The two Costa Ricans were arrested Dec. 28 on suspicion of intellectual
involvement in the 2001 murder of radio journalist Parmenio Medina. Calvo's
and Chaves' respective lawyers, Moisés Vincenzi and Alvaro Jiménez, filed a
series of habeas corpus motions before the Constitutional Chamber of the
Supreme Court (Sala IV) and legal appeals in the Heredia Appeals Court (TT,
Jan. 9, Jan. 16).
Both legal channels have now been exhausted. Calvo and Chaves will remain in
jail while the Prosecutor's Office continues its 30-month-old investigation
into Medina's death.
Neither Calvo nor Chaves has been formally accused of committing a crime,
but under Costa Rican law a suspect can remain under a preventive prison
sentence based on what the judge deems to be "probable" involvement.
Although details of the investigation will remain confidential until
official accusations are presented by state prosecutors, the so-called
"golden witness" who fingered Calvo and Chaves as the intellectual authors
is jailed Colombian suspect John Gilberto Gutiérrez, who told prosecutors in
November that he was contracted by the two to find gunmen to kill Medina.

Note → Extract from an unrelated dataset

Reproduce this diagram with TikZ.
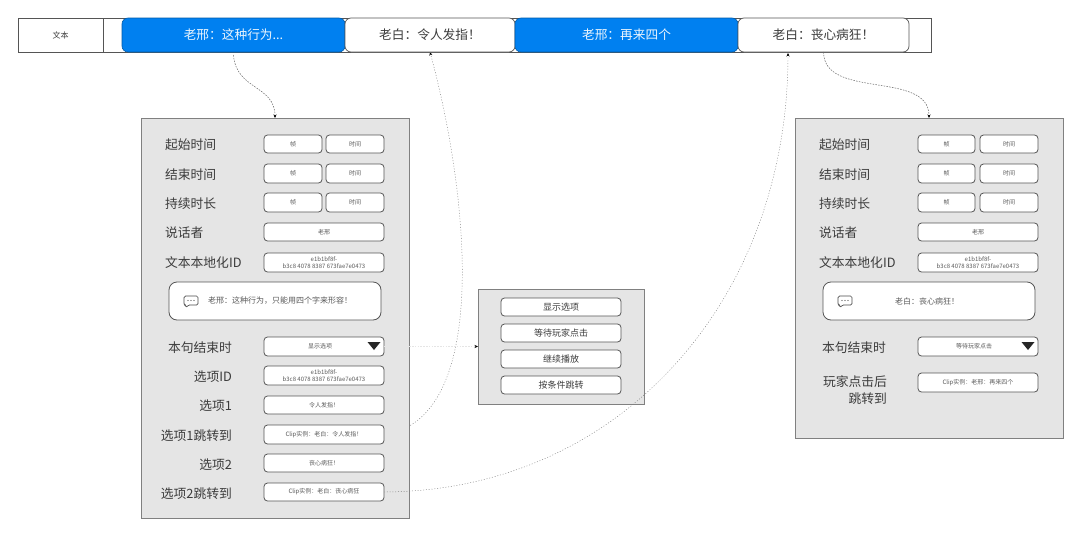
\documentclass[tikz,border=0pt]{standalone}
\usepackage{fontspec}
\setmainfont{Noto Sans CJK SC}
\usetikzlibrary{arrows.meta}
\pgfdeclarelayer{back}
\pgfsetlayers{back,main}
\definecolor{txt}{HTML}{3C3C3C}
\definecolor{soft}{HTML}{5A5A5A}
\definecolor{edge}{HTML}{555555}
\definecolor{blue1}{HTML}{0080F0}
\newcommand{\CO}{\symbol{"FF1A}}
\newcommand{\EX}{\symbol{"FF01}}
\newcommand{\CM}{\symbol{"FF0C}}
\tikzset{
  rect/.style={inner sep=0pt,outer sep=0pt,align=center,text=txt},
  barcell/.style={rect,draw=edge,line width=0.8pt,fill=white},
  bluecell/.style={rect,draw=blue1!70!black,line width=0.6pt,fill=blue1,rounded corners=6pt,text=white!92!blue1,font=\fontsize{12.7}{14}\selectfont},
  whitecell/.style={rect,draw=edge,line width=0.7pt,fill=white,rounded corners=6pt,font=\fontsize{12.7}{14}\selectfont},
  panel/.style={rect,draw=black!50,line width=0.9pt,fill=black!10},
  fieldbox/.style={rect,draw=edge,line width=0.8pt,fill=white,rounded corners=3.5pt,text=soft,font=\fontsize{6}{7}\selectfont},
  optbox/.style={fieldbox,text=txt,font=\fontsize{9}{11}\selectfont},
  bubble/.style={rect,draw=edge,line width=0.8pt,fill=white,rounded corners=8pt},
  lbl/.style={inner sep=0pt,outer sep=0pt,text=txt,font=\fontsize{12.8}{17}\selectfont},
  lblL/.style={lbl,anchor=west},
  lblR/.style={lbl,anchor=east,align=right},
  bubtxt/.style={inner sep=0pt,text=soft,font=\fontsize{8}{10}\selectfont},
  link/.style={draw=black!60,line width=0.5pt,dash pattern=on 1.6pt off 1.2pt,-{Stealth[length=3.5pt,width=3pt,black]}},
  dotlink/.style={draw=black!50,line width=0.45pt,dash pattern=on 1pt off 1.8pt,-{Stealth[length=3.5pt,width=3pt,black]}},
  faint/.style={draw=black!10,line width=0.4pt,dash pattern=on 1.6pt off 1.2pt,-{Stealth[length=3.5pt,width=3pt,black]}},
  trifill/.style={fill=black!85,draw=none},
  iconline/.style={draw=black!70,line width=0.7pt,rounded corners=1.5pt,fill=white}
}
% name, style, x1, x2, y1, y2, text
\newcommand{\Bx}[7]{\node[#2,minimum width={(#4-#3)*1pt},minimum height={(#6-#5)*1pt}] (#1) at ({(#3+#4)/2},{(#5+#6)/2}) {#7};}
\newcommand{\Ico}[2]{%
  \draw[iconline] (#1-7,#2-5) -- (#1+7,#2-5) -- (#1+7,#2+4) -- (#1-3,#2+4) -- (#1-5,#2+7) -- (#1-5,#2+4) -- (#1-7,#2+4) -- cycle;
  \fill[black!70] (#1-3,#2-0.5) circle (0.7) (#1,#2-0.5) circle (0.7) (#1+3,#2-0.5) circle (0.7);}
\newcommand{\Tri}[2]{\path[trifill] (#1-6.5,#2-4) -- (#1+6.5,#2-4) -- (#1,#2+4) -- cycle;}
\begin{document}
\begin{tikzpicture}[x=1pt,y=-1pt]
\useasboundingbox (0,0) rectangle (1080,536);
% timeline
\Bx{bar}{barcell}{18}{931}{18}{52}{}
\Bx{head}{barcell,font=\fontsize{8}{10}\selectfont}{18}{103}{18}{52}{文本}
\Bx{c1}{bluecell}{122}{345}{18}{52}{老邢\CO 这种行为...}
\Bx{c2}{whitecell}{345}{515}{18}{52}{老白\CO 令人发指\EX}
\Bx{c3}{bluecell}{515}{738}{18}{52}{老邢\CO 再来四个}
\Bx{c4}{whitecell}{738}{909}{18}{52}{老白\CO 丧心病狂\EX}
\coordinate (c4in) at (788,53);
% left panel
\Bx{pa}{panel}{141}{409}{118}{518}{}
\node[lblL] (la1) at (165,145) {起始时间};
\node[lblL] (la2) at (165,174.5) {结束时间};
\node[lblL] (la3) at (165,204) {持续时长};
\node[lblL] (la4) at (165,233) {说话者};
\node[lblL] (la5) at (165,263) {文本本地化ID};
\Bx{fa1}{fieldbox}{264}{322}{135}{153}{帧}
\Bx{fa2}{fieldbox}{326}{384}{135}{153}{时间}
\Bx{fa3}{fieldbox}{264}{322}{164}{183}{帧}
\Bx{fa4}{fieldbox}{326}{384}{164}{183}{时间}
\Bx{fa5}{fieldbox}{264}{322}{193}{212}{帧}
\Bx{fa6}{fieldbox}{326}{384}{193}{212}{时间}
\Bx{fa7}{fieldbox}{264}{384}{223}{241}{老邢}
\Bx{fa8}{fieldbox}{264}{384}{253}{272}{e1b1bf8f-\\b3c8 4078 8387 673fae7e0473}
\Bx{ba}{bubble}{169}{381}{282}{320}{}
\Ico{191}{301}
\node[bubtxt,anchor=west] (bta) at (208,301) {老邢\CO 这种行为\CM 只能用四个字来形容\EX};
\node[lblR] (la6) at (232,348) {本句结束时};
\node[lblR] (la7) at (232,377) {选项ID};
\node[lblR] (la8) at (232,406) {选项1};
\node[lblR] (la9) at (232,436) {选项1跳转到};
\node[lblR] (la10) at (232,465) {选项2};
\node[lblR] (la11) at (232,494) {选项2跳转到};
\Bx{da}{fieldbox}{264}{384}{337}{356}{\hspace*{-8pt}显示选项}
\Tri{374}{346}
\Bx{fa9}{fieldbox}{264}{384}{366}{385}{e1b1bf8f-\\b3c8 4078 8387 673fae7e0473}
\Bx{fa10}{fieldbox}{264}{384}{396}{414}{令人发指\EX}
\Bx{fa11}{fieldbox}{264}{384}{425}{444}{Clip实例\CO 老白\CO 令人发指\EX}
\Bx{fa12}{fieldbox}{264}{384}{454}{472}{丧心病狂\EX}
\Bx{fa13}{fieldbox}{264}{384}{483}{501}{Clip实例\CO 老白\CO 丧心病狂}
% middle panel
\Bx{pm}{panel}{478}{644}{289}{404}{}
\Bx{m1}{optbox}{501}{621}{298}{316}{显示选项}
\Bx{m2}{optbox}{501}{621}{324}{342}{等待玩家点击}
\Bx{m3}{optbox}{501}{621}{350}{368}{继续播放}
\Bx{m4}{optbox}{501}{621}{376}{394}{按条件跳转}
% right panel
\Bx{pb}{panel}{795}{1063}{118}{438}{}
\node[lblL] (lb1) at (819,145) {起始时间};
\node[lblL] (lb2) at (819,174.5) {结束时间};
\node[lblL] (lb3) at (819,204) {持续时长};
\node[lblL] (lb4) at (819,233) {说话者};
\node[lblL] (lb5) at (819,263) {文本本地化ID};
\Bx{fb1}{fieldbox}{918}{975}{135}{153}{帧}
\Bx{fb2}{fieldbox}{980}{1038}{135}{153}{时间}
\Bx{fb3}{fieldbox}{918}{975}{164}{183}{帧}
\Bx{fb4}{fieldbox}{980}{1038}{164}{183}{时间}
\Bx{fb5}{fieldbox}{918}{975}{193}{212}{帧}
\Bx{fb6}{fieldbox}{980}{1038}{193}{212}{时间}
\Bx{fb7}{fieldbox}{918}{1038}{223}{241}{老邢}
\Bx{fb8}{fieldbox}{918}{1038}{253}{272}{e1b1bf8f-\\b3c8 4078 8387 673fae7e0473}
\Bx{bb}{bubble}{823}{1035}{282}{320}{}
\Ico{845}{301}
\node[bubtxt] (btb) at (927,301) {老白\CO 丧心病狂\EX};
\node[lblR] (lb6) at (886,348) {本句结束时};
\node[lblR] (lb7) at (887,390.5) {玩家点击后\\跳转到};
\Bx{db}{fieldbox}{918}{1038}{337}{356}{\hspace*{-8pt}等待玩家点击}
\Tri{1028}{346}
\Bx{fb9}{fieldbox}{918}{1038}{373}{392}{Clip实例\CO 老邢\CO 再来四个}
% connectors
\begin{pgfonlayer}{back}
\draw[dotlink] (fa11.east) .. controls (490,420) and (470,200) .. (c2.south);
\end{pgfonlayer}
\draw[link] (c1.south) ++(0,3) .. controls (236,90) and (275,85) .. (pa.north);
\draw[link] (c4.south) .. controls (824,100) and (929,70) .. (pb.north);
\draw[dotlink] (fa13.east) .. controls (620,491) and (788,300) .. (c4in);
\draw[faint] (da.east) -- (pm.west);
\end{tikzpicture}
\end{document}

The testimony given by Gutiérrez, who is serving a preventive prison
sentence for an unrelated kidnapping case, contradicts testimony he gave to
police in 2001, while he was briefly detained for his suspected involvement
in Medina's murder.
Calvo's lawyer Vincenzi told The Tico Times he believes Gutiérrez provided
his latest testimony in exchange for immunity or some other form of
preferential treatment.
In a separate court ruling Thursday in Heredia, Gutiérrez's six-month
preventive prison term for the kidnapping case was reduced to three months,
according to the daily La Nación.
Vincenzi said he is conducting his own investigation of the murder with the
aim of exonerating his client. He denied reports that he and fellow defense
counsel Jiménez are working together on a common defense strategy,
insisting: "I am Father Minor's lawyer, and I have nothing to do with the
defense of Chaves."
Medina was the voice and producer of the satirical and investigative radio
program La Patada (The Kick). He was shot to death outside his home July 7,
2001, after receiving death threats from unidentified callers who warned him
to stop his investigative reports of financial irregularities at the
Catholic radio station Radio María (TT, July 13, 2001).
Calvo was the founder and voice behind Radio María and Chaves was the
moneyman who bankrolled the station. Radio María went off the air several
months before Medina's murder.
No court date has been set for a preliminary hearing.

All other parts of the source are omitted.